Le contexte historique ? Le début des années
soixante du siècle vingtième ; on s'en
souvient peut-être, un moment de
la littérature française marqué par la remise
en question d'une double série d'illusions
héritées de l'âge précédent : celles
du surréalisme et celles de l'engagement
de type sartrien. Les responsables ?
Un couple, comme il se doit : Raymond
Queneau, écrivain dont l'importance
commençait alors - enfin ! - à être reconnue,
et son ami et complice intellectuel, François
Le Lionnais, sans doute le plus prodigieux
collectionneur de savoirs de sa génération.

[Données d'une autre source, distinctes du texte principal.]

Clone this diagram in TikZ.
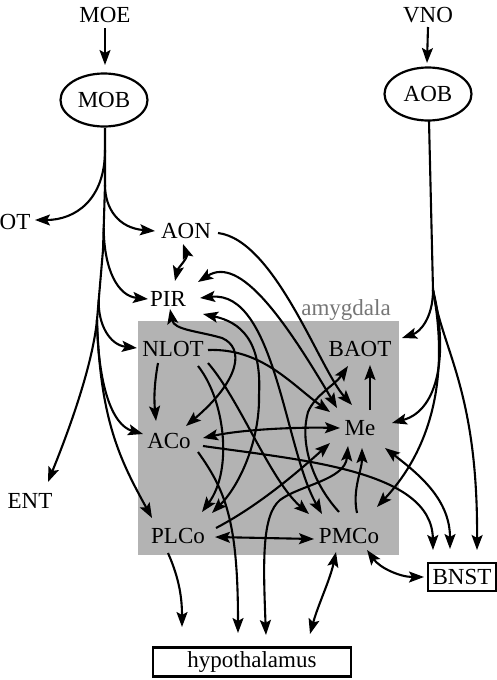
\documentclass[tikz,border=0pt]{standalone}
\usepackage{fontspec}
\setmainfont{Liberation Serif}
\usetikzlibrary{arrows.meta,shapes.geometric,calc}
\definecolor{amyggray}{RGB}{179,179,179}
\definecolor{labgray}{RGB}{118,118,118}
\begin{document}
\begin{tikzpicture}[x=1pt,y=-1pt,
  lbl/.style={font=\fontsize{23}{27}\selectfont, inner sep=0pt},
  oval/.style={lbl, draw, ellipse, line width=2.2pt, minimum width=87pt, minimum height=53pt},
  boxnode/.style={lbl, draw, line width=2.4pt, rectangle},
  con/.style={line width=2.1pt, line join=round},
  tipa/.tip={Stealth[length=15pt,width=11pt,inset=3pt]},
  arr/.style={con, -tipa},
  biarr/.style={con, tipa-tipa},
]
\useasboundingbox (0,0) rectangle (497,680);
% amygdala region
\node[fill=amyggray, minimum width=261pt, minimum height=234pt, inner sep=0pt] (amyg) at (268.5,438) {};
\node[lbl, text=labgray, anchor=base] (amylab) at (346,315) {amygdala};
% nodes
\node[lbl] (MOE) at (105,15) {MOE};
\node[oval] (MOB) at (104,100) {MOB};
\node[lbl] (VNO) at (428,15) {VNO};
\node[oval] (AOB) at (428,94) {AOB};
\node[lbl] (OT) at (15,222) {OT};
\node[lbl] (AON) at (186,231) {AON};
\node[lbl] (PIR) at (168,299) {PIR};
\node[lbl] (NLOT) at (173,349) {NLOT};
\node[lbl] (BAOT) at (360,349) {BAOT};
\node[lbl] (ACo) at (169,441) {ACo};
\node[lbl] (Me) at (360,428) {Me};
\node[lbl] (ENT) at (30,501) {ENT};
\node[lbl] (PLCo) at (178,536) {PLCo};
\node[lbl] (PMCo) at (349,536) {PMCo};
\node[boxnode, inner xsep=4.5pt, inner ysep=6.5pt] (BNST) at (462,577) {BNST};
\node[boxnode, minimum width=198pt, minimum height=29pt, inner sep=0pt] (hyp) at (252,662) {hypothalamus};
% inputs
\draw[arr] ($(MOE)+(0,13)$) -- ($(MOB)+(1,-35)$);
\draw[arr] ($(VNO)+(0,12)$) -- ($(AOB)+(-1,-31)$);
% MOB trunk and branches
\coordinate (mt1) at (105,150);
\coordinate (mt2) at (105,185);
\coordinate (mt3) at (103.7,228);
\coordinate (mt4) at (98.7,300);
\coordinate (mt5) at (97,320);
\draw[con] ($(MOB)+(1,28)$) -- (mt2) -- (103,250) -- (mt5);
\draw[arr] (mt1) .. controls (105,200) and (75,220) .. ($(OT)+(20,-2)$);
\draw[arr] (mt2) .. controls (105,208) and (118,228) .. ($(AON)+(-31,0)$);
\draw[arr] (mt3) .. controls (104,270) and (118,296) .. ($(PIR)+(-20,0)$);
\draw[arr] (mt4) .. controls (98,325) and (110,345) .. ($(NLOT)+(-36,-1)$);
\draw[arr] (mt5) .. controls (92,370) and (65,440) .. ($(ENT)+(18,-19)$);
\draw[arr] (mt5) .. controls (98,385) and (112,425) .. ($(ACo)+(-26,-7)$);
\draw[arr] (mt5) .. controls (100,420) and (120,460) .. ($(PLCo)+(-26,-18)$);
% AOB trunk and branches
\coordinate (aS) at (433,290);
\draw[con] ($(AOB)+(1,27)$) -- (aS);
\draw[arr] (aS) .. controls (433,318) and (420,332) .. ($(BAOT)+(42,-11)$);
\draw[arr] (aS) .. controls (448,350) and (440,410) .. ($(Me)+(32,-5)$);
\draw[arr] (aS) .. controls (450,380) and (430,450) .. ($(PMCo)+(28,-29)$);
\draw[arr] (aS) .. controls (442,350) and (478,390) .. ($(BNST)+(15,-27)$);
% AON / PIR
\draw[biarr] ($(AON)+(-3,13)$) .. controls (188,258) and (178,268) .. ($(PIR)+(7,-18)$);
\draw[arr] ($(AON)+(32,2)$) .. controls (275,240) and (320,370) .. ($(Me)+(-8,-23)$);
\draw[biarr] ($(PIR)+(30,-17)$) .. controls (240,255) and (285,320) .. ($(Me)+(-23,-20)$);
\draw[biarr] ($(PIR)+(32,-1)$) .. controls (275,290) and (285,450) .. ($(PMCo)+(-27,-22)$);
\draw[biarr] ($(PIR)+(35,15)$) .. controls (240,322) and (262,340) .. (259,395) .. controls (260,440) and (240,485) .. ($(PLCo)+(34,-23)$);
\draw[biarr] ($(PIR)+(2,10)$) .. controls (174,330) and (198,331) .. (222,338) .. controls (245,348) and (240,380) .. ($(ACo)+(17,-15)$);
% NLOT
\draw[arr] ($(NLOT)+(-15,14)$) .. controls (154,385) and (154,400) .. ($(ACo)+(-13,-20)$);
\draw[arr] ($(NLOT)+(35,1)$) .. controls (262,348) and (292,385) .. ($(Me)+(-30,-16)$);
\draw[arr] ($(NLOT)+(25,17)$) .. controls (225,400) and (233,470) .. ($(PLCo)+(24,-24)$);
\draw[arr] ($(NLOT)+(35,14)$) .. controls (240,400) and (270,480) .. ($(PMCo)+(-40,-22)$);
% ACo
\draw[biarr] ($(ACo)+(34,-3)$) .. controls (240,430) and (290,427) .. ($(Me)+(-20,0)$);
\draw[arr] ($(ACo)+(34,5)$) .. controls (300,460) and (432,470) .. ($(BNST)+(-29,-27)$);
\draw[arr] ($(ACo)+(29,11)$) .. controls (225,490) and (238,520) .. ($(hyp)+(-14,-29)$);
% PLCo
\draw[biarr] ($(PLCo)+(37,1)$) -- ($(PMCo)+(-35,3)$);
\draw[arr] ($(PLCo)+(38,-8)$) .. controls (260,505) and (300,470) .. ($(Me)+(-30,15)$);
\draw[arr] ($(PLCo)+(-10,17)$) .. controls (180,580) and (182,600) .. ($(hyp)+(-70,-35)$);
% PMCo
\draw[biarr] ($(PMCo)+(-13,16)$) .. controls (330,580) and (318,605) .. ($(hyp)+(58,-28)$);
\draw[biarr] ($(PMCo)+(18,14)$) .. controls (380,568) and (400,577) .. ($(BNST)+(-38,0)$);
\draw[arr] ($(PMCo)+(-10,-24)$) .. controls (310,480) and (300,440) .. (308,412) .. controls (315,395) and (335,385) .. ($(BAOT)+(-12,17)$);
\draw[arr] ($(PMCo)+(8,-23)$) .. controls (352,490) and (362,470) .. ($(Me)+(2,20)$);
% Me
\draw[arr] ($(Me)+(10,-18)$) -- ($(BAOT)+(10,16)$);
\draw[biarr] ($(Me)+(25,20)$) .. controls (420,475) and (450,500) .. ($(BNST)+(-12,-28)$);
\draw[biarr] ($(Me)+(-12,18)$) .. controls (345,480) and (300,485) .. (280,500) .. controls (262,515) and (263,560) .. ($(hyp)+(14,-27)$);
\end{tikzpicture}
\end{document}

L'un et l'autre réalisaient alors un rêve
depuis longtemps caressé, celui de faire
travailler ensemble des écrivains et
des mathématiciens au plus grand bénéfice
de la littérature [...].
Le premier manifeste de François Le Lionnais
débutait par ce constat :
«Ouvrons un dictionnaire aux mots :
<Littérature potentielle>. Nous n'y trouvons
rien.» Ce qu'il qualifiait de «fâcheuse
lacune» fait place aujourd'hui, dans
la critique comme ailleurs, à un usage répété
de l'adjectif «oulipien».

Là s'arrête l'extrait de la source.